This data originates from the research of Wendy Perla Kurtz, Nikolai Blaumer, and Benno Herz. They utilized articles including but not limited to Lawrence Weschler’s “Paradise: The Southern California Idyll of Hitler’s Cultural Exiles,” Alex Ross’s “The Haunted California Idyll of German Writers in Exile,” and Donna Rifkind’s “The Sun and Her Stars: Salka Viertel and Hitler's Exiles in the Golden Age of Hollywood” to create a list of European intellectuals’ and artists’ addresses in Los Angeles, along with the coordinates of their homes and their professions. They developed this dataset for use in UCLA’s Digital Humanities 187: Europeans in Exile course to provide insight into the mass migration of European intellectuals and artists to Los Angeles. To fit our project’s needs, we extracted the names, addresses, and coordinates organized by Dr. Kurtz, Mr. Blaumer, and Mr. Herz and put them in our new dataset. Then, we researched each individual’s immigration to those final destinations, largely relying on the Encyclopedia Britannica for their personal journeys.

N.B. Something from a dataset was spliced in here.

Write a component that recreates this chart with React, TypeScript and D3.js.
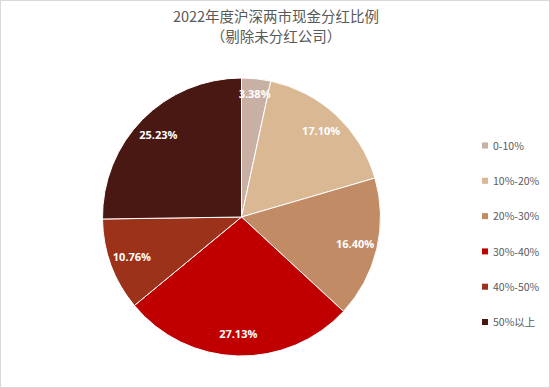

ArcGIS is a cloud-based mapping and analysis system, particularly useful for visualizing geographical data. This platform helped us categorize and visualize our data to investigate any patterns in where individuals moved along their paths to LA.
Tableau is an interactive data visualization software and data analytics tool that helps people see and understand data in clear visualizations. With Tableau, we created a map visualization that highlighted emigres' paths to LA, accounting for stops they made along the way.
This structured dataset includes information regarding prominent European immigrants’ paths from Europe to Los Angeles during the rise of fascism and Nazism in the 1930s and 1940s. It utilizes nominal and interval data. Each immigrant is listed individually, followed by their native country, their stops between Europe and Los Angeles (if any), their year of arrival to Los Angeles, the coordinates of their Los Angeles homes, and their location as of 1930, 1935, 1940, 1945, 1950, and 1960. Their names and locations are nominal data. The coordinates of their Los Angeles addresses are interval data. The data is listed in chronological order by year arrived in LA. The primary audience for this project is likely an educated person interested in any of the following topics: migration and assimilation to Los Angeles, film and music history, the Golden Age of Hollywood, or anything else related.
This dataset provides a valuable look into the geographic and temporal trends of immigration among some of the prominent European artists and intellectuals who fled Europe.